I know what you're thinking, and Yarman surely would have remembered if the book had been "The Joy of Sex."

Sharon Shrum, director of the public library in West Jefferson, Ohio, recalled her initiation to working with books at a library south of Columbus: "I was a high-school page in the Grove City library. I was pulling out shelved books to see that they were still in good shape, the binding and such. I pulled out this book, and $20 bills started floating out. There was $260."

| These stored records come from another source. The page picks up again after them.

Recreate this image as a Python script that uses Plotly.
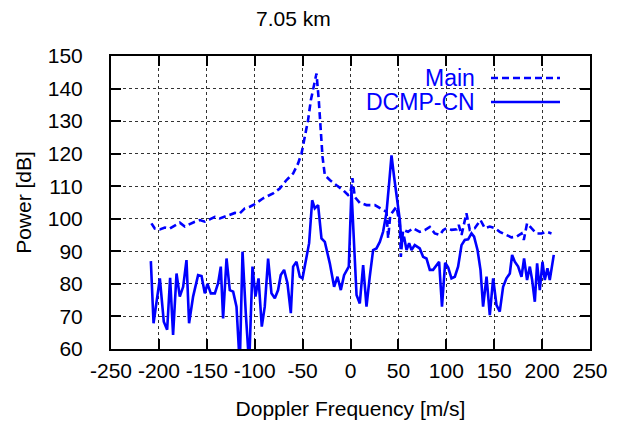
import plotly.graph_objects as go

# Main (dashed)
main_f = [-207.8, -204.3, -199.0, -193.8, -188.6, -183.4, -178.2, -173.0, -167.8, -162.5,
          -157.3, -152.1, -146.9, -141.6, -136.4, -131.2, -126.0, -120.7, -115.5, -110.3,
          -105.1, -99.9, -91.2, -80.8, -73.8, -66.8, -59.9, -54.7, -51.1, -47.7,
          -44.3, -41.4, -38.3, -35.5, -33.1, -31.0, -29.2, -26.8, -21.6, -14.6,
          -7.7, -2.5, 0.0, 2.0, 4.5, 9.7, 16.7, 25.4, 30.6, 37.6,
          39.3, 41.5, 48.0, 51.5, 52.5, 54.9, 60.1, 65.3, 72.3, 77.6,
          82.8, 88.0, 93.2, 96.7, 100.2, 105.4, 110.9, 113.0, 115.9, 121.0,
          124.5, 129.7, 135.7, 140.2, 145.4, 150.7, 155.8, 162.8, 168.0, 173.2,
          178.5, 180.9, 184.3, 188.9, 194.1, 199.4, 204.6, 209.8]
main_p = [98.6, 97.0, 96.7, 97.3, 97.0, 97.8, 98.8, 97.6, 98.4, 99.1,
          99.6, 99.1, 99.8, 100.6, 100.1, 100.6, 101.3, 101.8, 101.7, 103.2,
          103.7, 104.5, 106.3, 107.8, 109.3, 111.9, 113.9, 117.0, 120.1, 125.2,
          130.3, 136.4, 140.5, 144.6, 136.4, 128.2, 119.0, 113.4, 111.9, 110.3,
          108.8, 107.3, 107.8, 112.5, 106.7, 104.9, 104.2, 104.2, 103.2, 102.1,
          94.0, 101.1, 103.7, 98.1, 88.3, 96.6, 96.0, 97.1, 96.0, 96.5,
          97.5, 95.5, 95.0, 96.5, 97.1, 96.6, 96.8, 98.1, 95.0, 101.7,
          96.6, 97.1, 99.6, 97.1, 97.6, 97.1, 96.0, 95.0, 94.3, 94.5,
          95.5, 93.5, 98.6, 97.1, 95.5, 95.5, 96.0, 95.5]

# DCMP-CN (solid)
dcmp_f = [-208.4, -205.6, -199.0, -194.9, -191.4, -188.3, -185.2, -181.6, -178.2, -174.7,
          -171.2, -168.5, -164.3, -159.1, -155.5, -152.1, -149.3, -145.8, -141.6, -138.2,
          -135.4, -133.0, -129.4, -126.0, -122.5, -119.0, -115.6, -112.7, -109.3, -105.8,
          -102.3, -99.2, -96.0, -92.6, -89.5, -86.0, -82.5, -79.0, -75.6, -72.8,
          -69.3, -65.8, -62.3, -59.9, -56.4, -52.9, -50.1, -45.9, -43.2, -40.0,
          -37.3, -33.8, -30.3, -26.8, -21.6, -17.1, -13.6, -10.1, -6.7, -1.8,
          1.0, 6.3, 9.7, 13.2, 16.7, 20.1, 23.6, 27.1, 30.6, 34.0,
          37.5, 40.3, 42.8, 45.5, 48.6, 51.5, 53.2, 55.9, 58.5, 61.2,
          63.7, 67.1, 72.3, 75.8, 79.3, 82.8, 86.2, 89.8, 92.5, 95.5,
          98.8, 102.0, 105.4, 108.9, 112.3, 115.9, 119.3, 122.8, 126.3, 129.0,
          132.6, 135.7, 138.4, 142.0, 145.4, 148.9, 152.4, 155.8, 159.3, 162.8,
          166.3, 168.7, 171.5, 175.0, 178.5, 181.2, 184.3, 187.2, 189.6, 192.4,
          194.8, 197.6, 200.4, 202.8, 205.6, 208.0, 212.2]
dcmp_p = [87.0, 67.9, 81.7, 68.4, 65.9, 81.9, 64.3, 83.2, 76.1, 79.1,
          87.3, 67.9, 76.1, 82.7, 82.4, 77.1, 80.0, 77.1, 77.1, 80.2,
          85.3, 69.4, 87.8, 78.1, 77.6, 73.0, 55.0, 89.9, 71.0, 55.0,
          85.3, 76.1, 81.7, 66.9, 73.0, 87.8, 77.1, 75.6, 78.1, 82.7,
          84.3, 80.2, 71.0, 85.3, 86.8, 82.2, 81.7, 88.3, 92.5, 105.7,
          103.2, 104.2, 94.0, 92.9, 86.3, 79.1, 82.2, 78.1, 82.7, 85.3,
          108.8, 76.6, 74.0, 85.8, 73.0, 82.2, 90.4, 90.9, 92.9, 96.0,
          101.7, 110.9, 119.5, 112.9, 105.2, 99.6, 92.5, 94.5, 90.4, 92.5,
          90.4, 91.9, 90.9, 88.3, 87.8, 84.3, 84.3, 85.8, 86.8, 73.0,
          86.5, 85.0, 81.7, 82.2, 85.3, 91.9, 93.5, 93.7, 95.5, 94.5,
          90.4, 84.3, 73.0, 82.2, 70.4, 81.7, 73.5, 71.5, 79.1, 81.7,
          83.2, 88.9, 86.8, 85.3, 82.2, 87.8, 81.2, 85.3, 81.2, 74.5,
          86.3, 78.1, 86.8, 81.2, 84.8, 81.2, 88.9]

x_ticks = [-250, -200, -150, -100, -50, 0, 50, 100, 150, 200, 250]
y_ticks = [60, 70, 80, 90, 100, 110, 120, 130, 140, 150]

BLUE = "#0000ff"
FONT = "Liberation Sans, Arial, sans-serif"

W, H = 626, 426
L, R, T, B = 111, 36, 56, 77
pw, ph = W - L - R, H - T - B

def px_x(p):
    return (p - L) / pw

def px_y(p):
    return (H - B - p) / ph

fig = go.Figure()
fig.add_trace(go.Scatter(x=main_f, y=main_p, mode="lines", name="Main",
                         line=dict(color=BLUE, width=2.6, dash="7px,4px"), showlegend=False))
fig.add_trace(go.Scatter(x=dcmp_f, y=dcmp_p, mode="lines", name="DCMP-CN",
                         line=dict(color=BLUE, width=2.6), showlegend=False))

# legend (drawn manually so the sample sits right of the label, as in the reference)
shapes = [
    dict(type="rect", xref="paper", yref="paper", layer="below",
         x0=px_x(372), x1=px_x(586), y0=px_y(114), y1=px_y(62),
         fillcolor="white", line=dict(width=0)),
    dict(type="line", xref="paper", yref="paper",
         x0=px_x(491), x1=px_x(560), y0=px_y(78), y1=px_y(78),
         line=dict(color=BLUE, width=2.6, dash="7px,4px")),
    dict(type="line", xref="paper", yref="paper",
         x0=px_x(491), x1=px_x(560), y0=px_y(102), y1=px_y(102),
         line=dict(color=BLUE, width=2.6)),
]
annotations = [
    dict(text="Main", xref="paper", yref="paper", x=px_x(477), y=px_y(78),
         xanchor="right", yanchor="middle", showarrow=False,
         font=dict(family=FONT, size=23, color=BLUE)),
    dict(text="DCMP-CN", xref="paper", yref="paper", x=px_x(477), y=px_y(102),
         xanchor="right", yanchor="middle", showarrow=False,
         font=dict(family=FONT, size=23, color=BLUE)),
    dict(text="7.05 km", xref="paper", yref="paper", x=px_x(293), y=px_y(19),
         xanchor="center", yanchor="middle", showarrow=False,
         font=dict(family=FONT, size=21, color="black")),
]

axis_common = dict(
    automargin=False,
    showline=True, linecolor="black", linewidth=2, mirror="ticks",
    ticks="inside", ticklen=10, tickwidth=2, tickcolor="black",
    showgrid=True, gridcolor="#333333", gridwidth=1, griddash="dot",
    zeroline=False, tickfont=dict(family=FONT, size=21, color="black"),
)

fig.update_layout(
    width=W, height=H,
    margin=dict(l=L, r=R, t=T, b=B, pad=0),
    paper_bgcolor="white", plot_bgcolor="white",
    font=dict(family=FONT, size=21, color="black"),
    shapes=shapes, annotations=annotations,
    xaxis=dict(range=[-250, 250], tickvals=x_ticks, ticktext=[str(v) for v in x_ticks],
               title=dict(text="Doppler Frequency [m/s]", font=dict(family=FONT, size=21), standoff=20),
               ticklabelstandoff=2, **axis_common),
    yaxis=dict(range=[60, 150], tickvals=y_ticks, ticktext=[str(v) for v in y_ticks],
               title=dict(text="Power [dB]", font=dict(family=FONT, size=21), standoff=10),
               ticklabelstandoff=22, **axis_common),
)

fig.write_html("out.html", post_script="document.body.style.margin='0';",
               config={"displayModeBar": False})
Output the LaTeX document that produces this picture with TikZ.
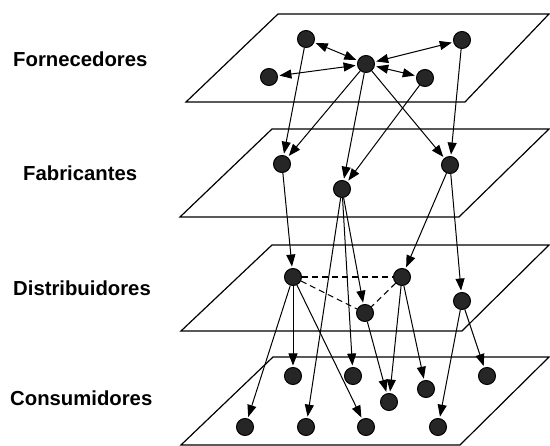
\documentclass[tikz,border=0pt]{standalone}
\usepackage{fontspec}
\setmainfont{Liberation Sans}
\usetikzlibrary{arrows.meta}
\begin{document}
\begin{tikzpicture}[x=1pt,y=-1pt,
  dot/.style={circle,draw=black,fill=black!85,line width=1pt,minimum size=17pt,inner sep=0pt},
  plane/.style={draw=black,line width=1.2pt,line join=miter},
  conn/.style={draw=black,line width=1pt,-{Triangle[length=12pt,width=9pt]},shorten >=1.5pt},
  bconn/.style={draw=black,line width=1pt,{Triangle[length=12pt,width=9pt]}-{Triangle[length=12pt,width=9pt]},shorten >=1.5pt,shorten <=1.5pt},
  dconn/.style={draw=black,line width=1.1pt,dash pattern=on 6pt off 4pt},
  lbl/.style={anchor=base west,inner sep=0pt,font=\fontsize{20.3}{21}\selectfont\bfseries}]
\useasboundingbox (0,0) rectangle (550,446);
% planes
\draw[plane] (186,102) -- (465,102) -- (549,14) -- (278,14) -- cycle;
\draw[plane] (180,217) -- (459,217) -- (549,129) -- (272,129) -- cycle;
\draw[plane] (181,331) -- (462,331) -- (549,245) -- (272,245) -- cycle;
\draw[plane] (181,445) -- (460,445) -- (549,357) -- (273,357) -- cycle;
% labels
\node[lbl] (l1) at (13,67) {Fornecedores};
\node[lbl] (l2) at (23,181) {Fabricantes};
\node[lbl] (l3) at (13,296) {Distribuidores};
\node[lbl] (l4) at (10,406) {Consumidores};
% nodes plane 1
\node[dot] (A1) at (306,39) {};
\node[dot] (A2) at (462,40) {};
\node[dot] (A3) at (366,64) {};
\node[dot] (A4) at (269,77) {};
\node[dot] (A5) at (425,78) {};
% plane 2
\node[dot] (B1) at (282,164) {};
\node[dot] (B2) at (342,189) {};
\node[dot] (B3) at (450,165) {};
% plane 3
\node[dot] (C1) at (293,277) {};
\node[dot] (C2) at (402,277) {};
\node[dot] (C3) at (365,313) {};
\node[dot] (C4) at (462,301) {};
% plane 4
\node[dot] (D1) at (293,376) {};
\node[dot] (D2) at (353,376) {};
\node[dot] (D3) at (426,389) {};
\node[dot] (D4) at (487,376) {};
\node[dot] (D5) at (389,402) {};
\node[dot] (D6) at (245,427) {};
\node[dot] (D7) at (306,427) {};
\node[dot] (D8) at (366,427) {};
\node[dot] (D9) at (438,427) {};
% plane 1 links
\draw[bconn] (A1) -- (A3);
\draw[bconn] (A2) -- (A3);
\draw[bconn] (A4) -- (A3);
\draw[bconn] (A5) -- (A3);
% plane 1 -> 2
\draw[conn] (A1) -- (B1);
\draw[conn] (A3) -- (B1);
\draw[conn] (A3) -- (B2);
\draw[conn] (A5) -- (B2);
\draw[conn] (A3) -- (B3);
\draw[conn] (A2) -- (B3);
% plane 2 -> 3
\draw[conn] (B1) -- (C1);
\draw[conn] (B3) -- (C2);
\draw[conn] (B3) -- (C4);
\draw[conn] (B2) -- (C3);
% dashed
\draw[dconn] (C1) -- (C2);
\draw[dconn] (C1) -- (C3);
\draw[dconn] (C2) -- (C3);
% into plane 4
\draw[conn] (C1) -- (D1);
\draw[conn] (C1) -- (D6);
\draw[conn] (C1) -- (D8);
\draw[conn] (B2) -- (D7);
\draw[conn] (B2) -- (D2);
\draw[conn] (C3) -- (D5);
\draw[conn] (C2) -- (D5);
\draw[conn] (C2) -- (D3);
\draw[conn] (C4) -- (D4);
\draw[conn] (C4) -- (D9);
\end{tikzpicture}
\end{document}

"We had a staff member find $300 in an envelope," said Gerald Schwab, who manages the circulation division of the Columbus Metropolitan Library. "(The patron) put it in the book and forgot about it."

The money was returned.

"People use money, sometimes large denominations, as bookmarks," said Stephen Lilly, media-relations chief for the Metropolitan Library, "and you never know what is going to be in those return chutes when you open them up."

At one library, Shrum recalled, "someone pulled up almost all of the flowers out front on a very rainy day and shoved them - mud, roots and all - down into the book drop. It ruined the books."

At the Bexley (Ohio) Public Library, "someone put a live cat inside" a book drop, director Robert Stafford said. "It was OK, and the staff released it later."

Dirty diapers are commonly dumped in book drops.

Books returned for shelving in autumn often contain leaves; those returned in summer, sand.

"We have gotten love letters, charming love letters," Schwab said. "One of my colleagues was telling me he found a set of fake fingernails and an emery board."

One librarian said a book was returned bookmarked with a butter knife - with butter on it.

"I guess my favorite," Porter said, "is using toilet paper" as an improvised bookmark.

"I was working at (one) library and I found a piece of uncooked bacon," Schwab said. "It was a cookbook. They must have been using it in the kitchen."

In West Jefferson, Shrum said a patron returned a videocassette of a movie that had been tampered with and taped over in the middle of the film. Shrum didn't know it had been taped over until it was borrowed again and a woman brought it back.

"I think it was like 'My Fair Lady,' or something like that," Shrum said, "and all of a sudden there is this heavy panting. Someone had taped one of those soft-porn channels."

Asked how offended the patron was, Shrum said, "She did go back and check out a whole bunch more."